What causes hair loss in men?
Androgenic Alopecia is the leading cause of hair loss in men and will affect up to 80% of males by the time the reach 80 years of age. (1) The onset is usually around the mid twenties and will start as a receding hairline or thinning of the crown area.
Androgenetic Alopecia is loosely translated into – hair loss caused by androgens. The androgens in this case are the hormone Testosterone. Free testosterone in the body is converted into a more potent form called DHT (dihydrotestosterone) by the enzyme 5-alpha-reductase. The DHT causes the hair follicle to slowly stop producing terminal hair and instead have a shorter growth cycle resulting in shorter, fine hairs vellus hair, found on other areas of the body.
AGA is an autosomal dominant trait, which means that it can be inherited from either the mother or father although it is not normally expressed in women due to low levels of testosterone.
Why is my hairline receding?
The first symptom of AGA is usually a receding hairline. The Hamilton–Norwood classification system shows the clinical progression of hair loss (2). The diagrams depicts 7 stages of hair loss which all start with a general regression of temple hair. However this study was not without its flaws as it was only conducted on caucasian males and may not include racial differences.
How do you stop a receding hairline?
Once you start to notice hair loss it is imperative to speak to a professional who can accurately diagnose and prescribe the correct treatment options. AGA is notoriously difficult to treat but there are other contributing factors which have been known to speed up its progression.
- Men who are very active or take supplements have to be careful when taking whey protein isolate that may contain extra testosterone that is not needed in the body and can be converted into DHT. (3)
- Stress is a major cause of hair loss due to the chemicals released by the nervous system. It can even result in an immune reaction where the follicles are attacked or permanently destroyed. (4)
How can I regrow my hairline?
Often once it’s very hard to stop or reverse without the use of drugs. There are two medications on the market that are commercially available and have been used as a treatment option for treating male pattern baldness and receding hairlines.
- Minoxidil is used topically and is sold most notably as the brand Regaine. It is a potent vasodilator and increases blood flow to the area increase the length of anagen, the growth part of the hair cycle. The specific mechanism are unknown but the concentrations of 2&5% have been found to restore hair to a cosmetically pleasing level. The major downside of minoxidil is that the success rate are very low, around 20%. (5) It must be applied consistently and for life as once usage is stopped, so will any progress and the hair loss will return with immediate effect.

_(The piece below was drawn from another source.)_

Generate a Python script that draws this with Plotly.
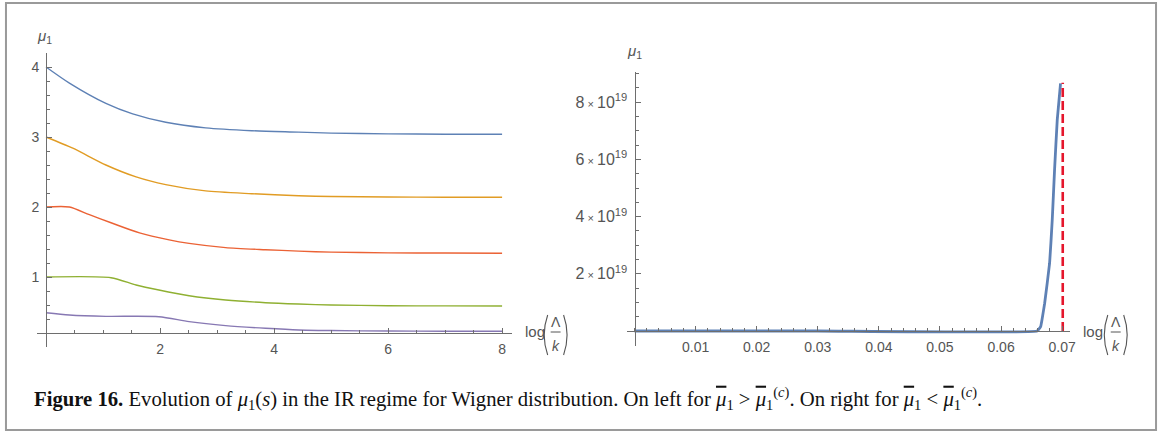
import plotly.graph_objects as go

W, H = 1168, 432

# ---------------- data ----------------
# left panel: mu_1 vs log(Lambda/k)
blue_x = [0, 0.41, 1.05, 1.52, 2.10, 2.80, 3.61, 4.43, 5, 6, 7, 8]
blue_y = [4.0, 3.77, 3.48, 3.33, 3.21, 3.13, 3.09, 3.07, 3.055, 3.045, 3.04, 3.04]

orange_x = [0, 0.47, 1.05, 1.58, 2.10, 2.80, 3.61, 4.43, 5, 6, 7, 8]
orange_y = [3.0, 2.84, 2.60, 2.43, 2.32, 2.23, 2.19, 2.16, 2.15, 2.143, 2.14, 2.14]

red_x = [0, 0.41, 0.76, 1.14, 1.64, 2.16, 2.51, 3.15, 3.85, 4.43, 5, 6, 7, 8]
red_y = [2.0, 2.0, 1.89, 1.775, 1.63, 1.53, 1.48, 1.42, 1.39, 1.37, 1.355, 1.345, 1.342, 1.34]

green_x = [0, 1.14, 1.58, 1.98, 2.51, 3.15, 3.85, 4.43, 5, 6, 7, 8]
green_y = [1.0, 0.99, 0.886, 0.814, 0.733, 0.671, 0.633, 0.614, 0.60, 0.59, 0.587, 0.585]

purple_x = [0, 0.41, 1.05, 1.98, 2.51, 3.15, 3.85, 4.43, 5, 6, 7, 8]
purple_y = [0.49, 0.457, 0.438, 0.433, 0.362, 0.305, 0.267, 0.243, 0.235, 0.228, 0.225, 0.224]

left_xticks = [2, 4, 6, 8]
left_yticks = [1, 2, 3, 4]

# right panel: blow-up of mu_1
right_x = [0, 0.030, 0.0659, 0.06648, 0.06669, 0.06714, 0.06795, 0.06838, 0.06876, 0.0692, 0.06974]
right_y = [0, 0, 0, 0.15e19, 0.38e19, 0.97e19, 2.37e19, 3.88e19, 5.63e19, 7.38e19, 8.66e19]
pole_x = [0.0701, 0.0701]
pole_y = [0, 8.68e19]

right_xticks = [0.01, 0.02, 0.03, 0.04, 0.05, 0.06, 0.07]
right_xlabels = ["0.01", "0.02", "0.03", "0.04", "0.05", "0.06", "0.07"]
right_yticks = [2e19, 4e19, 6e19, 8e19]
right_ylabels = ["2<span style='font-size:11px'> \u00d7 </span>10<sup>19</sup>",
                 "4<span style='font-size:11px'> \u00d7 </span>10<sup>19</sup>",
                 "6<span style='font-size:11px'> \u00d7 </span>10<sup>19</sup>",
                 "8<span style='font-size:11px'> \u00d7 </span>10<sup>19</sup>"]

MUBAR = "<span style='text-decoration:overline'><i>\u03bc</i></span>"
caption = ("<b>Figure 16.</b> Evolution of <i>\u03bc</i><sub>1</sub>(<i>s</i>) in the IR regime "
           "for Wigner distribution. On left for " + MUBAR + "<sub>1</sub> &gt; "
           + MUBAR + "<sub>1</sub><sup>(<i>c</i>)</sup>. On right for "
           + MUBAR + "<sub>1</sub> &lt; " + MUBAR + "<sub>1</sub><sup>(<i>c</i>)</sup>.")

# ---------------- helpers ----------------
def PX(x):
    return x / W

def PY(y):
    return 1 - y / H

AX = "#6e6e6e"
TXT = "#555555"
TF = dict(family="Liberation Sans, Arial, sans-serif", size=14, color=TXT)
TF2 = dict(family="Liberation Sans, Arial, sans-serif", size=16, color=TXT)

fig = go.Figure()

cols = ["#5E81B5", "#E19C24", "#EB6235", "#8FB032", "#8778B3"]
for (xs, ys), c in zip([(blue_x, blue_y), (orange_x, orange_y), (red_x, red_y),
                        (green_x, green_y), (purple_x, purple_y)], cols):
    fig.add_trace(go.Scatter(x=xs, y=ys, mode="lines", xaxis="x", yaxis="y",
                             line=dict(color=c, width=1.4, shape="spline", smoothing=0.7),
                             showlegend=False, hoverinfo="skip"))

fig.add_trace(go.Scatter(x=right_x, y=right_y, mode="lines", xaxis="x2", yaxis="y2",
                         line=dict(color="#5E81B5", width=2.8, shape="spline", smoothing=0.3),
                         showlegend=False, hoverinfo="skip"))
fig.add_trace(go.Scatter(x=pole_x, y=pole_y, mode="lines", xaxis="x2", yaxis="y2",
                         line=dict(color="#E5162C", width=2.6, dash="9px,4px"),
                         showlegend=False, hoverinfo="skip"))

common = dict(showline=True, linecolor=AX, linewidth=1, ticks="inside", tickcolor=AX,
              tickwidth=1, showgrid=False, zeroline=False, fixedrange=True)

fig.update_layout(
    width=W, height=H, margin=dict(l=0, r=0, t=0, b=0),
    paper_bgcolor="white", plot_bgcolor="rgba(0,0,0,0)",
    xaxis=dict(domain=[PX(37.1), PX(515)], range=[-0.16, 8.18], anchor="free",
               position=PY(333), tickmode="array", tickvals=left_xticks, ticklen=5,
               ticklabelstandoff=3, tickfont=TF,
               minor=dict(dtick=0.5, tick0=0, ticks="inside", ticklen=3, tickcolor=AX),
               **common),
    yaxis=dict(domain=[PY(347), PY(53)], range=[0, 4.2], anchor="free",
               position=PX(46.3), tickmode="array", tickvals=left_yticks, ticklen=5,
               ticklabelstandoff=4, tickfont=TF,
               minor=dict(dtick=0.2, tick0=0, ticks="inside", ticklen=3, tickcolor=AX),
               **common),
    xaxis2=dict(domain=[PX(629.8), PX(1075.6)], range=[-0.0013, 0.0713], anchor="free",
                position=PY(331), tickmode="array", tickvals=right_xticks,
                ticktext=right_xlabels, ticklen=5, ticklabelstandoff=3, tickfont=TF,
                minor=dict(dtick=0.002, tick0=0, ticks="inside", ticklen=3, tickcolor=AX),
                **common),
    yaxis2=dict(domain=[PY(345.6), PY(71.6)], range=[-0.51e19, 9.07e19], anchor="free",
                position=PX(637.8), tickmode="array", tickvals=right_yticks,
                ticktext=right_ylabels, ticklen=5, ticklabelstandoff=4, tickfont=TF2,
                minor=dict(dtick=0.5e19, tick0=0, ticks="inside", ticklen=3, tickcolor=AX),
                **common),
)

ann = []
def text(x, y, s, size=13, anchor="center", family=None, color=TXT):
    ann.append(dict(x=PX(x), y=PY(y), xref="paper", yref="paper", text=s, showarrow=False,
                    xanchor=anchor, yanchor="middle",
                    font=dict(family=family or "Liberation Sans, Arial, sans-serif",
                              size=size, color=color)))

# y-axis titles
text(45, 36, "<i>\u03bc</i><sub>1</sub>", size=15)
text(638, 52, "<i>\u03bc</i><sub>1</sub>", size=15)

shapes = []
def xlabel(xlog, xfrac):
    text(xlog, 331, "log", size=15, anchor="left")
    text(xfrac, 322, "\u039b", size=14)
    text(xfrac, 346, "<i>k</i>", size=14)
    shapes.append(dict(type="line", xref="paper", yref="paper",
                       x0=PX(xfrac - 5), x1=PX(xfrac + 5), y0=PY(332), y1=PY(332),
                       line=dict(color=TXT, width=1)))
    # big parentheses
    lx, rx = xfrac - 11, xfrac + 11
    shapes.append(dict(type="path", xref="paper", yref="paper",
                       path=f"M {PX(lx+3)} {PY(315)} Q {PX(lx-4)} {PY(335)} {PX(lx+3)} {PY(355)}",
                       line=dict(color=TXT, width=1.1)))
    shapes.append(dict(type="path", xref="paper", yref="paper",
                       path=f"M {PX(rx-3)} {PY(315)} Q {PX(rx+4)} {PY(335)} {PX(rx-3)} {PY(355)}",
                       line=dict(color=TXT, width=1.1)))

xlabel(526, 558.5)
xlabel(1087, 1121.5)

# caption
ann.append(dict(x=PX(32), y=PY(398), xref="paper", yref="paper", text=caption,
                showarrow=False, xanchor="left", yanchor="middle",
                font=dict(family="Liberation Serif, Times New Roman, serif", size=20.7,
                          color="#111111")))

# frame
shapes.append(dict(type="rect", xref="paper", yref="paper",
                   x0=PX(6), x1=PX(1162), y0=PY(430), y1=PY(3),
                   line=dict(color="#9a9a9a", width=2)))

fig.update_layout(annotations=ann, shapes=shapes)

fig.write_html("out.html", config={"displayModeBar": False},
               post_script="document.body.style.margin='0';")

- Finasteride is another product that can be taken orally but has to be prescribed by a medical doctor. It inhibits the activity of the enzyme 5 alpha reductase which is the key component in converting testosterone into DHT and subsequently causing hair loss (6).
Both of these medication have very serious side effects which some men will find outweigh the rewards of increased hair growth. They are mostly due the the lowering of testosterone which can affect libido, erectile function and other blood vessel disorders.
How can I hide my receding hairline?
If you have realised that you’re suffering from alopecia or just general thinning of your hair, there are several steps you can take to reduce the visibility of the hair loss and hide if you so choose:
Grow your hair longer
Only certain parts of the scalp are affected by AGA, so even if you experience loss in certain areas you may still be able to grow hair to a reasonable length to hide or shield thinning areas.
Use hair fibres
Hair fibers can be used to darken of fill sparse areas, reducing the visibility of the scalp.
Hair replacement units
For more widespread hair loss, a wig or toupee can be used in conjunction with the remaining hair for a seamless blend that is virtually undetectable.
Many men opt to have a hair transplant as a more permanent action to tackle AGA. Donor hairs are taken from the occipital area and inserted into the hairline and crown. This can be expensive but the technology is rapidly improving for less scarring and better results. It is important to note that some people require several surgeries and the newly implanted hairs do not always take or causing subsequent growth.
- Deepani Rathnayake & Rodney Sinclair (2010) Male androgenetic alopecia, Expert Opinion on Pharmacotherapy, 11:8, 1295-1304,
- Hamilton JB. Patterned loss of hair in man; types and incidence. Ann N Y Acad Sci. 1951;53:708–28.
- Amino Acid Supplements and Recovery from High-Intensity Resistance Training Sharp, Carwyn P M; Pearson, David R. Journal of Strength and Conditioning Research. 24(4):1125-1130, April 2010.
- Botchkarev VA. Stress and the Hair Follicle: Exploring the Connections. The American Journal of Pathology. 2003;162(3):709-712.
- 1: McClellan KJ, Markham A. Finasteride: a review of its use in male pattern hair
loss. Drugs. 1999 Jan;57(1):111-26. PubMed PMID: 9951956.